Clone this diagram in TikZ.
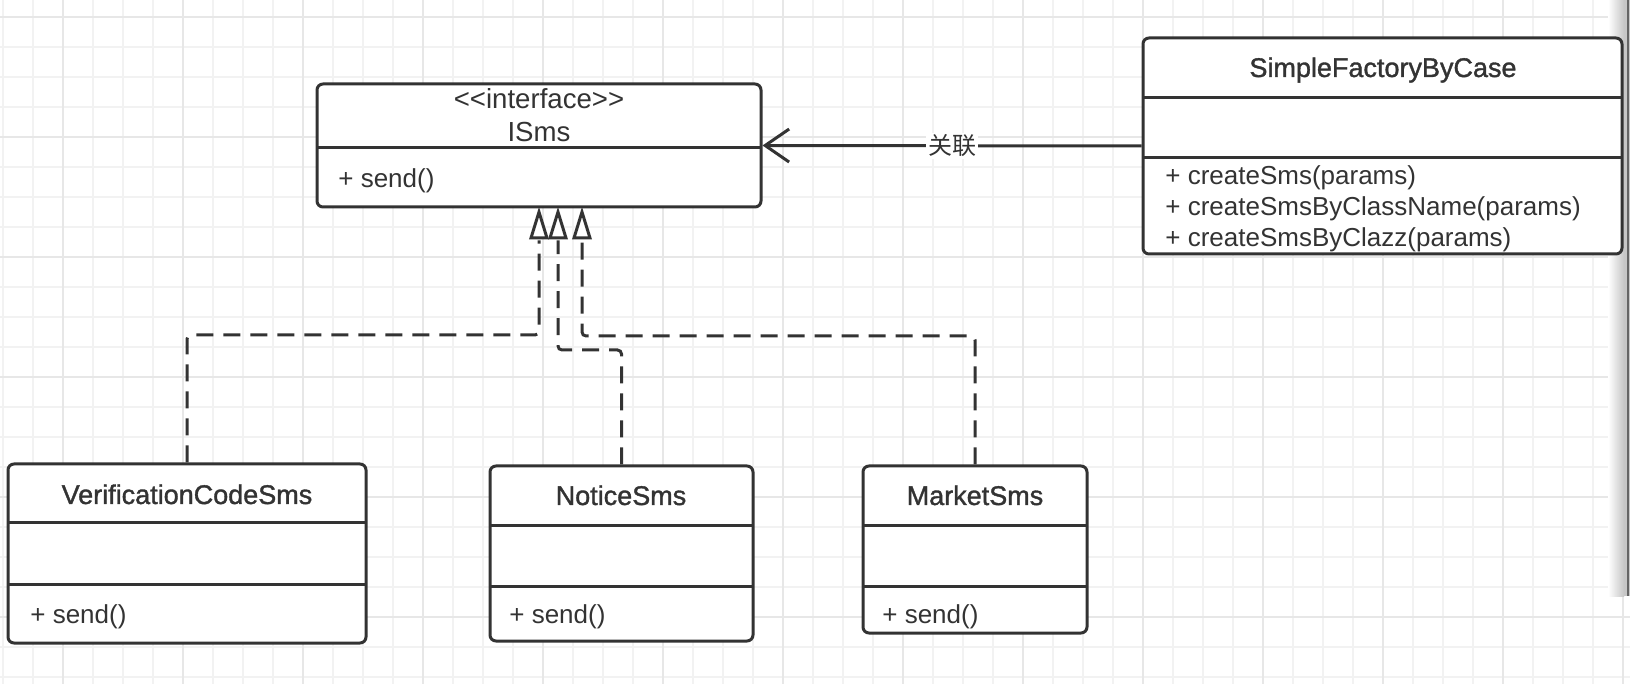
\documentclass[tikz,border=0pt]{standalone}
\usepackage{fontspec}
\setmainfont{Liberation Sans}
\newfontfamily\cjk{Noto Sans CJK SC}
\newfontfamily\titlefont[FakeBold=1.3]{Liberation Sans}
\usetikzlibrary{arrows.meta,fit}
\definecolor{ink}{HTML}{333333}
\definecolor{minorgrid}{HTML}{F2F2F2}
\definecolor{majorgrid}{HTML}{E7E7E7}
\tikzset{
  classbox/.style={draw=ink, line width=1.5pt, fill=white, rounded corners=3pt, inner sep=0pt},
  divline/.style={draw=ink, line width=1.5pt},
  txt/.style={text=ink, inner sep=0pt, font=\fontsize{13}{15}\selectfont},
  hdr/.style={text=ink, inner sep=0pt, font=\fontsize{13.8}{16}\selectfont, anchor=base},
  ttl/.style={text=ink, inner sep=0pt, font=\titlefont\fontsize{13.5}{16}\selectfont, anchor=base},
  realize/.style={draw=ink, line width=1.5pt, dash pattern=on 8.5pt off 5pt, rounded corners=2pt, shorten >=16pt},
  hollowtri/.style={draw=ink, line width=1.5pt, fill=white, line join=miter},
  assoc/.style={draw=ink, line width=1.5pt, -{Straight Barb[length=12pt, width=16.5pt]}},
  gridminor/.style={draw=minorgrid, line width=0.6pt},
  gridmajor/.style={draw=majorgrid, line width=0.8pt}
}
\begin{document}
\begin{tikzpicture}[x=0.5pt, y=-0.5pt]
\useasboundingbox (0,0) rectangle (1630,684);
\fill[white] (0,0) rectangle (1630,684);
% grid
\foreach \i in {0,...,54} \draw[gridminor] ({3+30*\i},0) -- ({3+30*\i},684);
\foreach \j in {0,...,22} \draw[gridminor] (0,{17+30*\j}) -- (1630,{17+30*\j});
\foreach \i in {0,...,13} \draw[gridmajor] ({63+120*\i},0) -- ({63+120*\i},684);
\foreach \j in {0,...,5} \draw[gridmajor] (0,{17+120*\j}) -- (1630,{17+120*\j});
% scrollbar at right edge
\shade[left color=white, right color=black!22] (1608,0) rectangle (1624,596);
\fill[black!22] (1624,0) rectangle (1630,596);
\draw[black!60, line width=1.2pt] (1628,0) -- (1628,596);

% ISms
\node[classbox, fit={(317,84) (761,207)}] (isms) {};
\draw[divline] (317,148) -- (761,148);
\node[hdr] at (539,109) {<{}<interface>{}>};
\node[hdr] at (539,142) {ISms};
\node[txt, anchor=base west] at (338,188) {+ send()};

% SimpleFactoryByCase
\node[classbox, fit={(1143,38) (1622,254)}] (sfbc) {};
\draw[divline] (1143,98) -- (1622,98);
\draw[divline] (1143,158) -- (1622,158);
\node[ttl] at (1383,77) {SimpleFactoryByCase};
\node[txt, anchor=base west] at (1165,185) {+ createSms(params)};
\node[txt, anchor=base west] at (1165,216) {+ createSmsByClassName(params)};
\node[txt, anchor=base west] at (1165,247) {+ createSmsByClazz(params)};

% VerificationCodeSms
\node[classbox, fit={(8,464) (366,643)}] (vcs) {};
\draw[divline] (8,523) -- (366,523);
\draw[divline] (8,584) -- (366,584);
\node[ttl] at (187,504) {VerificationCodeSms};
\node[txt, anchor=base west] at (30,624) {+ send()};

% NoticeSms
\node[classbox, fit={(490,466) (753,641)}] (notice) {};
\draw[divline] (490,526) -- (753,526);
\draw[divline] (490,586) -- (753,586);
\node[ttl] at (621,505) {NoticeSms};
\node[txt, anchor=base west] at (509,624) {+ send()};

% MarketSms
\node[classbox, fit={(863,466) (1087,633)}] (market) {};
\draw[divline] (863,526) -- (1087,526);
\draw[divline] (863,586) -- (1087,586);
\node[ttl] at (975,505) {MarketSms};
\node[txt, anchor=base west] at (882,624) {+ send()};

% bend points
\coordinate (b1) at (539,335);
\coordinate (b2) at (558,350);
\coordinate (b3) at (582,336);

% realizations
\draw[realize] (vcs.north) |- (b1) -- (isms.south -| b1);
\draw[realize] (notice.north) |- (b2) -- (isms.south -| b2);
\draw[realize] (market.north) |- (b3) -- (isms.south -| b3);
% hollow triangle heads
\foreach \x in {539,558,582}
  \draw[hollowtri] (\x,212) -- (\x-8,238) -- (\x+8,238) -- cycle;

% association
\draw[assoc] (sfbc.west) -- node[pos=0.5, fill=white, inner sep=1pt, text=ink, font=\cjk\fontsize{12}{14}\selectfont] {关联} (isms.east);
\end{tikzpicture}
\end{document}
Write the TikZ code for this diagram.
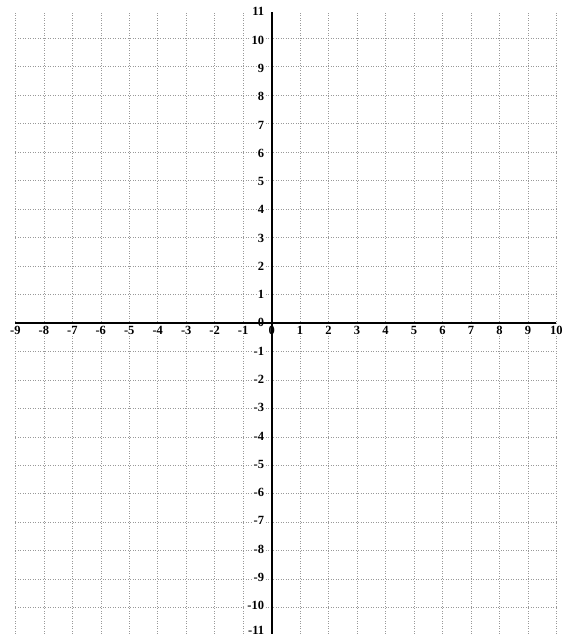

§ **TASK GOAL**: Each line that holds the word "diagram" is to be copied.

§ **ANSWER IN FULL**:
Clone this diagram in TikZ.
Write the TikZ code for this diagram.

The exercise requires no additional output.